In the spring of 2013, when the rotund Xi Jinping took over as president of the People’s Republic of China, he was relatively unknown outside the mainland. The joke in Beijing then was that he was known as the husband of Peng Liyuan, one of China’s most popular folk singers, and the son of Xi Zhongxun, a first generation communist revolutionary and one of the founding fathers of the republic, along with the legendary Mao Zedong.
By the end of his first term, he had made a name for himself, unleashing a ferocious campaign against corruption that fuelled many prominent names in the party and the military, and giving rise to what has come to be known as ‘Xi Jinping thought’ or ‘Xi Jinping Thought on Socialism with Chinese Characteristics for a New Era’. He has also flexed his muscles outside China, keeping neighbours, especially India, on tenterhooks (read Doklam).

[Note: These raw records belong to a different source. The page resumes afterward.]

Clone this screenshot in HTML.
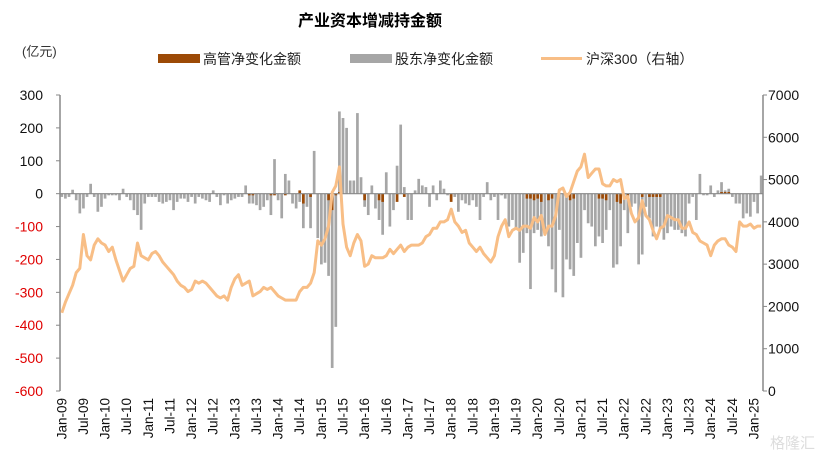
<!DOCTYPE html>
<html><head><meta charset="utf-8"><style>
body{margin:0;background:#fff;}
svg{display:block;font-family:"Liberation Sans","Noto Sans CJK SC",sans-serif;}
</style></head><body>
<svg id="chart" width="830" height="462" viewBox="0 0 830 462">
<text x="370" y="26" text-anchor="middle" font-size="16" font-weight="bold" fill="#000">产业资本增减持金额</text>
<text x="22" y="56" font-size="13" fill="#333">(亿元)</text>
<g>
<rect x="158" y="54" width="42" height="9" fill="#9C4A06"/>
<text x="203" y="64" font-size="14" fill="#222">高管净变化金额</text>
<rect x="350" y="54" width="42" height="9" fill="#A6A6A6"/>
<text x="395" y="64" font-size="14" fill="#222">股东净变化金额</text>
<line x1="541" y1="58.5" x2="582" y2="58.5" stroke="#F8BE86" stroke-width="3"/>
<text x="586" y="64" font-size="14" fill="#222">沪深300（右轴）</text>
</g>
<g id="plot"></g>
<text x="815" y="448" text-anchor="end" font-size="15" fill="#ddd">格隆汇</text>
</svg>
<script>
const leftTicks=[300,200,100,0,-100,-200,-300,-400,-500,-600];
const rightTicks=[0,1000,2000,3000,4000,5000,6000,7000];
const xLabels=["Jan-09","Jul-09","Jan-10","Jul-10","Jan-11","Jul-11","Jan-12","Jul-12","Jan-13","Jul-13","Jan-14","Jul-14","Jan-15","Jul-15","Jan-16","Jul-16","Jan-17","Jul-17","Jan-18","Jul-18","Jan-19","Jul-19","Jan-20","Jul-20","Jan-21","Jul-21","Jan-22","Jul-22","Jan-23","Jul-23","Jan-24","Jul-24","Jan-25"];
const holderValues=[
-10,-15,-10,12,-20,-60,-45,-10,30,-10,-55,-40,
-15,-5,-5,-5,-20,15,-10,-20,-50,-65,-110,-30,
-10,-10,-10,-25,-30,-25,-20,-50,-25,-15,-15,-25,
-10,-30,-10,-15,-20,-25,10,-10,-35,-5,-30,-20,
-15,-10,-10,25,-30,-30,-35,-50,-40,-20,-65,105,
-20,-75,60,40,-30,-45,-25,-105,-40,-105,130,-135,
-215,-210,-250,-530,-405,250,230,200,40,40,245,50,
-40,-65,25,-45,-80,-125,65,-100,-50,85,210,20,
-80,-80,10,45,25,20,-40,25,-20,40,15,-5,
-20,-10,-55,-20,-30,-35,-20,-40,-80,-10,35,-20,
-10,-80,-5,-15,-100,-80,-110,-210,-180,-120,-290,-120,
-110,-130,-110,-160,-230,-300,-110,-315,-200,-230,-250,-150,
-195,-50,-90,-100,-160,-130,-150,-110,-50,-225,-215,-160,
-50,-120,-40,-30,-215,-185,-40,-75,-130,-100,-105,-140,
-120,-100,-110,-110,-120,-130,-30,-10,-80,60,-5,-5,
25,-10,10,35,10,15,-10,-30,-30,-75,-60,-70,
-25,-60,55];
const execValues=[
0,0,0,0,0,0,0,0,0,0,0,0,
0,0,0,0,0,0,0,0,0,0,0,0,
0,0,0,0,0,0,0,0,0,0,0,0,
0,0,0,0,0,0,0,0,0,0,0,0,
0,0,0,0,-5,-5,0,0,0,0,-5,-5,
0,0,-5,0,0,0,10,-30,0,-10,0,0,
0,0,-20,-50,-5,5,0,0,0,0,0,0,
-20,0,0,0,-20,-25,0,0,0,-25,0,-10,
0,0,0,0,0,0,0,0,0,0,0,0,
-25,0,0,0,0,0,0,0,0,0,0,0,
0,0,0,0,0,0,0,0,0,-15,-15,-20,
-15,-25,0,-20,-15,0,0,0,0,-20,-15,0,
0,0,0,0,0,-15,-15,-20,0,0,-25,-30,
0,-10,0,0,0,-10,0,-10,-10,-10,-10,0,
0,0,0,0,0,0,0,0,0,0,0,0,
0,0,0,5,5,5,0,0,0,0,0,0,
0,0,0];
const csiValues=[
1850,2100,2300,2500,2800,2900,3700,3200,3100,3450,3600,3500,
3450,3300,3400,3100,2850,2600,2750,2900,2950,3500,3200,3150,
3100,3250,3300,3200,3050,2950,2850,2750,2600,2500,2450,2350,
2400,2600,2550,2600,2550,2450,2350,2250,2200,2250,2150,2450,
2650,2750,2500,2550,2600,2250,2300,2350,2450,2400,2450,2350,
2250,2200,2150,2150,2150,2150,2350,2450,2450,2550,2800,3550,
3450,3600,3900,4700,4850,5300,3950,3400,3200,3500,3700,3550,
2950,3000,3200,3150,3150,3150,3200,3350,3250,3350,3450,3300,
3400,3450,3450,3450,3500,3650,3700,3850,3850,4000,4000,4050,
4300,4000,3900,3750,3800,3500,3400,3300,3400,3250,3150,3050,
3200,3650,3900,4050,3650,3800,3850,3800,3900,3900,3850,4100,
4000,4150,3700,3900,3900,4150,4750,4800,4600,4700,4950,5200,
5300,5600,5050,5150,5250,5250,4900,4850,4850,5000,4950,5000,
4550,4600,4200,4000,4100,4500,4150,4050,3800,3600,3850,3900,
4150,4100,4050,4050,3850,3850,4000,3750,3700,3550,3500,3450,
3200,3450,3550,3600,3600,3450,3400,3300,4000,3900,3900,3950,
3850,3900,3900];

const NS="http://www.w3.org/2000/svg";
const plot=document.getElementById('plot');
const X0=60,X1=763,YT=95,YB=391;
const N=holderValues.length;
const step=(X1-X0)/N;
function xPos(i){return X0+(i+0.5)*step;}
function yL(v){return YT+(300-v)/900*(YB-YT);}
function yR(v){return YB-v/7000*(YB-YT);}
function mk(tag,attrs){const e=document.createElementNS(NS,tag);for(const k in attrs)e.setAttribute(k,attrs[k]);plot.appendChild(e);return e;}

let a=mk('line',{x1:X0,y1:YT,x2:X0,y2:YB,stroke:'#888','stroke-width':1.5});


a=mk('line',{x1:X1,y1:YT,x2:X1,y2:YB,stroke:'#888','stroke-width':1.5});


leftTicks.forEach(v=>{
  const y=yL(v);
  const t=mk('line',{x1:X0-4,y1:y,x2:X0,y2:y,stroke:'#888'});
  
  
  const tx=mk('text',{x:X0-17,y:y+5,'text-anchor':'end','font-size':14,fill:v<0?'#E00000':'#111'});
  tx.textContent=v;
  
  
});
rightTicks.forEach(v=>{
  const y=yR(v);
  const t=mk('line',{x1:X1,y1:y,x2:X1+4,y2:y,stroke:'#888'});
  
  
  const tx=mk('text',{x:X1+5,y:y+5,'font-size':14,fill:'#111'});
  tx.textContent=v;
  
  
});
xLabels.forEach((l,k)=>{
  const x=xPos(k*6);
  const tx=mk('text',{x:0,y:0,'text-anchor':'end','font-size':13.5,fill:'#111',transform:`translate(${x+4.5},398) rotate(-90)`});
  tx.textContent=l;
  
  
});
const bw=step*0.75;
const y0=yL(0);
holderValues.forEach((v,i)=>{
  const y=yL(v);
  const r=mk('rect',{x:xPos(i)-bw/2,y:Math.min(y,y0),width:bw,height:Math.max(0.5,Math.abs(y-y0)),fill:'#A6A6A6'});
  
  
});
execValues.forEach((v,i)=>{
  if(!v)return;
  const y=yL(v);
  const r=mk('rect',{x:xPos(i)-bw/2,y:Math.min(y,y0),width:bw,height:Math.abs(y-y0),fill:'#9C4A06'});
  
  
});
const zl=mk('line',{x1:X0,y1:y0,x2:X1,y2:y0,stroke:'#888','stroke-width':1.2});


const pts=csiValues.map((v,i)=>xPos(i).toFixed(1)+','+yR(v).toFixed(1)).join(' ');
const pl=mk('polyline',{points:pts,fill:'none',stroke:'#F8BE86','stroke-width':3,'stroke-linejoin':'round'});


</script>
</body></html>
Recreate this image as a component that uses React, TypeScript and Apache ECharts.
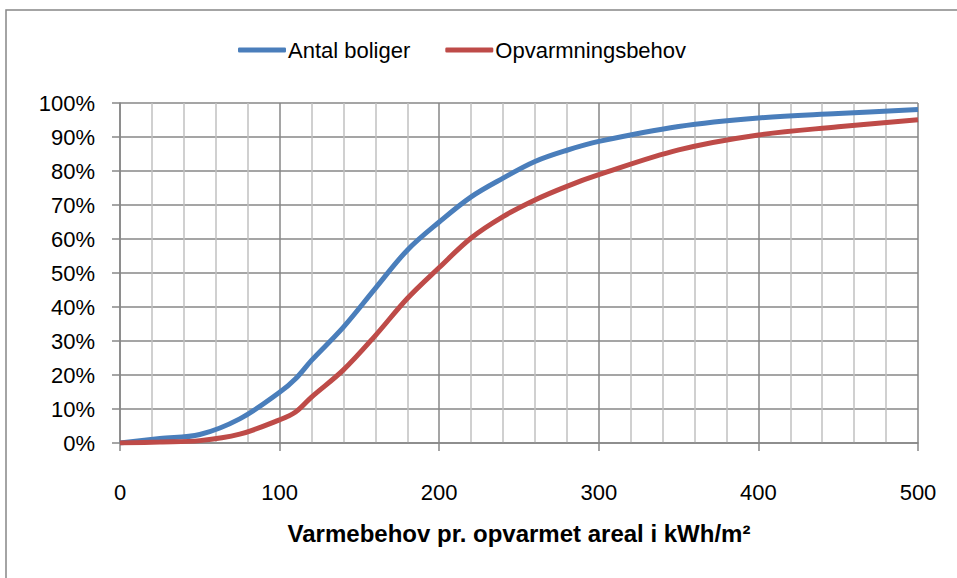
import React, { useEffect, useRef } from "react";
import * as echarts from "echarts";

const xValues = [0, 25, 50, 75, 100, 110, 120, 140, 160, 180, 200, 220, 240, 260, 280, 300, 350, 400, 450, 500];
const antalBoliger = [0, 1.3, 2.5, 7.1, 14.9, 18.9, 24.3, 34.1, 45.5, 56.7, 65.0, 72.4, 77.9, 82.8, 86.1, 88.7, 93.1, 95.6, 96.9, 98.1];
const opvarmningsbehov = [0, 0.3, 0.7, 2.6, 6.8, 9.1, 13.5, 21.5, 31.6, 42.5, 51.6, 60.3, 66.6, 71.5, 75.5, 78.9, 86.2, 90.6, 93.0, 95.1];
const seriesNames = ["Antal boliger", "Opvarmningsbehov"];
const xAxisTitle = "Varmebehov pr. opvarmet areal i kWh/m²";

const FONT = "'Liberation Sans', Arial, sans-serif";

export default function App() {
  const ref = useRef<HTMLDivElement>(null);
  useEffect(() => {
    document.body.style.margin = "0";
    const chart = echarts.init(ref.current!, null, { renderer: "svg" });
    const toPairs = (ys: number[]) => xValues.map((x, i) => [x, ys[i] / 100]);
    chart.setOption({
      animation: false,
      backgroundColor: "#ffffff",
      textStyle: { fontFamily: FONT },
      graphic: [
        {
          type: "rect",
          shape: { x: 6, y: 10, width: 1000, height: 1000 },
          style: { fill: "none", stroke: "#878787", lineWidth: 1.5 },
          silent: true,
        },
      ],
      legend: {
        left: 233,
        top: 34,
        icon: "roundRect",
        itemWidth: 48,
        itemHeight: 5,
        itemGap: 35,
        textStyle: { fontSize: 22, color: "#000", fontFamily: FONT, padding: [0, 0, 0, -3] },
        data: seriesNames,
      },
      grid: { left: 120, right: 39, top: 103, bottom: 135, containLabel: false },
      xAxis: {
        type: "value",
        min: 0,
        max: 500,
        interval: 100,
        name: xAxisTitle,
        nameLocation: "middle",
        nameGap: 78,
        nameTextStyle: { fontSize: 24, fontWeight: "bold", color: "#000", fontFamily: FONT },
        axisLine: { show: true, lineStyle: { color: "#878787", width: 1.5 } },
        axisTick: { show: true, length: 8, lineStyle: { color: "#878787", width: 1.5 } },
        axisLabel: { fontSize: 22, color: "#000", margin: 38, fontFamily: FONT },
        splitLine: { show: true, lineStyle: { color: "#878787", width: 1.5 } },
        minorTick: { show: false, splitNumber: 5 },
        minorSplitLine: { show: true, lineStyle: { color: "#c0c0c0", width: 1.5 } },
      },
      yAxis: {
        type: "value",
        min: 0,
        max: 1,
        interval: 0.1,
        axisLine: { show: true, lineStyle: { color: "#878787", width: 1.5 } },
        axisTick: { show: true, length: 8, lineStyle: { color: "#878787", width: 1.5 } },
        axisLabel: {
          fontSize: 22,
          color: "#000",
          margin: 25,
          fontFamily: FONT,
          formatter: (v: number) => `${Math.round(v * 100)}%`,
        },
        splitLine: { show: true, lineStyle: { color: "#878787", width: 1.5 } },
      },
      series: [
        {
          name: seriesNames[0],
          type: "line",
          data: toPairs(antalBoliger),
          showSymbol: false,
          symbol: "none",
          smooth: 0.35,
          lineStyle: { color: "#4a7ebb", width: 5 },
          itemStyle: { color: "#4a7ebb" },
        },
        {
          name: seriesNames[1],
          type: "line",
          data: toPairs(opvarmningsbehov),
          showSymbol: false,
          symbol: "none",
          smooth: 0.35,
          lineStyle: { color: "#be4b48", width: 5 },
          itemStyle: { color: "#be4b48" },
        },
      ],
    });
    return () => chart.dispose();
  }, []);
  return (
    <div
      ref={ref}
      style={{ position: "absolute", left: 0, top: 0, width: 957, height: 578 }}
    />
  );
}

President Xi and his Premier Li Keqiang kept their hands steady on the wheel as the country sailed through some turbulent economic waters and international crises, especially with some sabre rattling in the South China Sea. He also faced a mini crisis at home with the volume rising about how polluted the country was becoming. In the year he became president, the Beijing air was a soupy grey with the smoke and gasoline fumes and the sky remained hidden for days, especially in winter.
He managed to fix a lot of the latter. This last winter, the air was much more breathable, and locals say there have been more blue sky days this season than in the previous ten.
Gang Wu, 38, a Beijing resident, says, “President Xi is strong. It is because of him that the air is so good now. He said he will fix the pollution problem by 2020, but I am sure he will do it by 2019 itself. He knows how to get his work done.” Yan Li, 28, who is from Yunnan province and works in a software firm in Beijing, says, “Just look at China’s stature since Xi became president, it has gone up. He is a strong president and is good for China.”
In the recently concluded annual session of China’s parliament, the president’s two-term limit was removed, paving the way for Xi to stay on for life. It was Deng Xiaoping who had brought in the term limit, saying a “leadership transition cannot be stopped”. Victor Gao, a former Chinese diplomat and translator for Deng Xiaoping, is vice president at the Center for China and Globalization in Beijing. Gao is enthused at the prospect of another term for Xi. He speaks effusively about “how Presider Xi has impressed the Chinese people with his relentless and successful anti-graft campaign, which has paid great dividends. Just look at the number of generals who have been implicated in corruption—more than one hundred. And, then, if you take into consideration the many regional chiefs, mayors, heads of state owned enterprises (SECs), the scale is unprecedented. He wants to give the Chinese people a cleaner party and government.”
Not everyone is happy though. Entrepreneur Lin Yue, 50, says, “Economically, things are good. President Xi is good for the economy, but it is time Chinese enjoyed more freedom, especially Christians.” The challenges are not small. United States President Donald Trump has been threatening to hit China with massive trade tariffs. That could send the Chinese economy into the doldrums, with the good life that the younger generation has so far experienced quickly dwindling and public opinion moving away from the ruling communist party.
But, Xi has a way of outwitting his critics. When he first came to power, he was not seen as a man the military trusted, but he is now seen as a military strongman, with ambitious spending plans, a blue water navy in the offing and an armed forces budget of $215 billion—much less than the $600 billion the US spends on its military, but definitely the largest in the region and sure to upset nearby countries with outstanding border issues, like India.
Despite a growing number of fans for the military might he has built, Xi faces pressure to reform or abolish the ‘hukou’ system—an internal residential permit system for Chinese nationals. Linked to many social benefits available in the city, town or village, hukou limits a local. The system is also a ‘great wall’ that China’s internal migrant labourers, perhaps the largest in the world, are trying to overcome. It denies them crucial services, such as hospitals, access to public education and even the right to give birth in the city they work. They can do so only in the town where their hukou is issued. A 45-year-old housemaid in Beijing says, “The hukou denies us the most basic rights. I had to leave my child 600km away because she cannot go to a school here in the city without a hukou.” Despite working a lifetime away from home, they would barely be able to scrape together a living, and cannot even dream of owning a home of their own.
China says it has lifted 300 million people out of poverty in less than 30 years, something never done before, and probably never again. However, the rights of those who barely have their heads above water is not a sweet tale. There has been very little political reform that gives any voice to the people, and almost “no religious freedom for people who are not Buddhists,” says Lin Yue.
It is probably these that will define Xi Jinping as a statesman that he wants to become. And, with no presidential term limit, he may just have time on his side.